Trade Policy at Work

Geographical Indications: Establishing and applying an effective protection system in the EAC countries

The 11th EAC Geneva Forum meeting under the PACT EAC project was held on 16 July 2013. At the meeting under discussion were two topics: one on “Geographical Indications (GI) – Establishing and applying an effective protection system in the EAC countries” and second on “Strategizing for the UNFCCC COP 19 in November 2013 in Warsaw – the view from the EAC countries.”

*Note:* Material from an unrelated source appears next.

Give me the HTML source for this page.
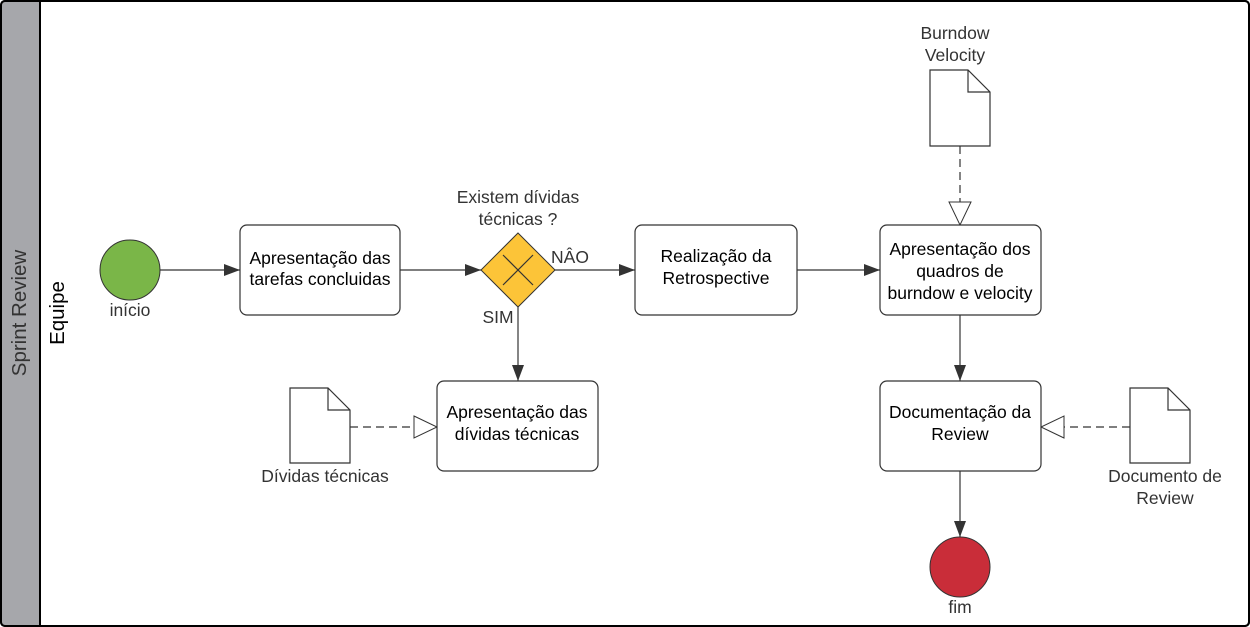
<!DOCTYPE html>
<html><head><meta charset="utf-8"><style>body{margin:0;background:#fff}svg{display:block}text{font-family:"Liberation Sans",sans-serif}</style></head><body>
<svg width="1250" height="627" viewBox="0 0 1250 627" xmlns="http://www.w3.org/2000/svg">
<defs>
<marker id="a" markerWidth="16" markerHeight="12" refX="16" refY="6" orient="auto" markerUnits="userSpaceOnUse"><path d="M0,0 L16,6 L0,12 Z" fill="#333"/></marker>
<marker id="h" markerWidth="26" markerHeight="24" refX="24" refY="12" orient="auto" markerUnits="userSpaceOnUse"><path d="M1,1 L24,12 L1,23 Z" fill="#fff" stroke="#333" stroke-width="1"/></marker>
</defs>
<rect x="1" y="1" width="1248" height="625" rx="4" fill="#fff" stroke="#000" stroke-width="2"/>
<rect x="1" y="1" width="39" height="625" fill="#a6a7ab"/>
<line x1="40" y1="0" x2="40" y2="627" stroke="#000" stroke-width="2"/>
<rect x="1" y="1" width="1248" height="625" rx="4" fill="none" stroke="#000" stroke-width="2"/>
<text transform="translate(26,313) rotate(-90)" text-anchor="middle" font-size="20.5" fill="#333">Sprint Review</text>
<text transform="translate(64,313) rotate(-90)" text-anchor="middle" font-size="20.5" fill="#000">Equipe</text>
<g stroke="#333" stroke-width="1.2" fill="none">
<line x1="160" y1="270" x2="240" y2="270" marker-end="url(#a)"/>
<line x1="400" y1="270" x2="481" y2="270" marker-end="url(#a)"/>
<line x1="555" y1="270" x2="635" y2="270" marker-end="url(#a)"/>
<line x1="797" y1="270" x2="880" y2="270" marker-end="url(#a)"/>
<line x1="518" y1="307" x2="518" y2="381" marker-end="url(#a)"/>
<line x1="960" y1="315" x2="960" y2="381" marker-end="url(#a)"/>
<line x1="960" y1="471" x2="960" y2="537" marker-end="url(#a)"/>
<line x1="960" y1="146" x2="960" y2="225" stroke-dasharray="8,5" marker-end="url(#h)"/>
<line x1="350" y1="427" x2="437" y2="427" stroke-dasharray="8,5" marker-end="url(#h)"/>
<line x1="1130" y1="427" x2="1041" y2="427" stroke-dasharray="8,5" marker-end="url(#h)"/>
</g>
<circle cx="130" cy="270" r="30" fill="#7ab648" stroke="#333" stroke-width="1"/>
<circle cx="960" cy="567" r="30" fill="#c92d39" stroke="#333" stroke-width="1"/>
<path d="M518,233 L555,270 L518,307 L481,270 Z" fill="#fcc438" stroke="#333" stroke-width="1"/>
<path d="M503,255 L533,285 M533,255 L503,285" stroke="#333" stroke-width="1.2"/>
<g fill="#fff" stroke="#333" stroke-width="1.2">
<rect x="240" y="225" width="160" height="90" rx="7"/>
<rect x="437" y="381" width="161" height="90" rx="7"/>
<rect x="635" y="225" width="162" height="90" rx="7"/>
<rect x="880" y="225" width="161" height="90" rx="7"/>
<rect x="880" y="381" width="161" height="90" rx="7"/>
<path d="M930,70 L968,70 L990,92 L990,146 L930,146 Z M968,70 L968,92 L990,92"/>
<path d="M290,388 L328,388 L350,410 L350,463 L290,463 Z M328,388 L328,410 L350,410"/>
<path d="M1130,388 L1168,388 L1190,410 L1190,463 L1130,463 Z M1168,388 L1168,410 L1190,410"/>
</g>
<g font-size="17.5" fill="#000" text-anchor="middle">
<text x="320" y="264">Apresentação das</text><text x="320" y="285">tarefas concluidas</text>
<text x="517" y="418">Apresentação das</text><text x="517" y="440">dívidas técnicas</text>
<text x="716" y="262">Realização da</text><text x="716" y="284">Retrospective</text>
<text x="960" y="255">Apresentação dos</text><text x="960" y="277">quadros de</text><text x="960" y="299">burndow e velocity</text>
<text x="960" y="418">Documentação da</text><text x="960" y="440">Review</text>
</g>
<g font-size="17.5" fill="#333" text-anchor="middle">
<text x="130" y="316">início</text>
<text x="960" y="613">fim</text>
<text x="518" y="203">Existem dívidas</text><text x="518" y="225">técnicas ?</text>
<text x="570" y="263">NÂO</text>
<text x="498" y="323">SIM</text>
<text x="955" y="39">Burndow</text><text x="955" y="61">Velocity</text>
<text x="325" y="482">Dívidas técnicas</text>
<text x="1165" y="482">Documento de</text><text x="1165" y="504">Review</text>
</g>
</svg>
</body></html>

Geographical Indications: Establishing and applying an effective protection system in the EAC countries

Danièle Stübi, an intern at CUTS, presented the highlights from her paper on GIs, underlying that GIs are a specific IP category covered by the TRIPS agreement. An effective protection of GIs can ensure that the characteristics and the reputation of products are adequately priced in the market as well as ensure that fraud, consumer confusion and the misuse of GIs are avoided. The issue paper reveals that the EAC countries already have fair legal frameworks which can be used for the protection of GIs, nonetheless, apart from a few exceptions, no GIs have been registered so far. Thus, it is essential for the EAC countries to focus on registration of products and to support producers and industries with this process in order to improve their terms of trade.

Furthermore, the countries that do not yet have a sui generis GI system (Kenya, Tanzania and Uganda) should work on the implementation of such a system. For this undertaking the EAC countries should cooperate and either implement a common EAC sui generis GI system or approach ARIPO to promote a GI system among all contracting parties of ARIPO. Moreover, on the multilateral level, the EAC countries should support the extension of the higher level of protection currently available for wines and spirits, to all products. The LDCs in the EAC could also make use of their status and request technical and financial assistance from the TRIPS Council for the improvement of GI protection of their products. Such support may also be requested within the Aid for Trade programme for which all EAC countries are eligible.

In reaction to the issue paper, the Burundi delegation acknowledged the fact that no GI products have been registered in Burundi and expressed interest in knowing more on how to promote such registration. It was also highlighted that in the ongoing GI negotiations at the WTO, it would be of interest for the EAC countries to promote their offensive agenda.

EAC Countries Strategizing for the UNFCCC COP 19 in November 2013 in Warsaw

The EAC countries are particularly vulnerable to climate change and need to find solutions and funds to cope with it. The other topic discussed during the meeting focused on the priorities of the five EAC countries, from their stakeholders’ view point (as presented in respective country update notes), for the upcoming UNFCCC COP negotiations in Warsaw touching upon categories, such as forestry, technology, agriculture, finance, and overall strategy.

As forests allow Green House Gases (GHG) absorption from the atmosphere, host an important part of the biodiversity, and prevent floods, there is an urgent need to maintain the forest cover of the EAC while reducing deforestation, to implement projects of reforestation and afforestation. As a part of the UNFCCC, the UN-REDD programme could be taken into consideration. In order to adapt to a changing climate, technologies are an important tool to serve this purpose. Facilitation of transfer and investments of environmentally sound technologies (ESTs) is therefore needed. Agriculture represents a key component for the EAC and due to climate change, agricultural patterns need to change and the sector needs to become more resilient. There should be greater access to funds to finance adaptation programmes and the Green Climate Fund should be operationalized.

On a strategic point of view, African countries should show unity during the negotiations, focus on adaptation rather than mitigation, raise public awareness about climate change effects on every-day life, and try to set up binding rules on climate change.

During the discussions, it became clear that the EAC countries are aware of the climate change problems they are facing and their impact on the agricultural sector. At large, laws and legislation to protect the environment, including climate change policies are in place. But to better adapt, they are in a need to understand which crops to grow that are weather resistant and at the same time help to alleviate problems with hunger. It was recognized that there is a need to reduce dependence on the agricultural sector for livelihoods and engage in more profitable activities.

In summing-up the Burundi Delegation appreciated the provision of summarized highlights from the papers discussed that were availed in French. They requested for this facility in all future meetings. Other Delegations had also expressed the need for such highlights; these will be provided in both English and French.

For the upcoming meetings, Delegates were requested to indicate any pressing topic on which an issue paper could be written for the next Forum. It was also informed that the next Forum will probably take place on the side-lines of the Second Regional Annual Meeting of the PACT EAC project, as was the case last year, and in September during which the WTO delegates will interface directly with Country Partners, who prepare the country update notes.

The Burundi delegation expressed keen interest of holding the Regional Annual Meeting in Bujumbura, since the most acute climate change-food security-trade problems are visible there and it would give an opportunity to a wider range of the relevant stakeholders to better understand the issues at stake.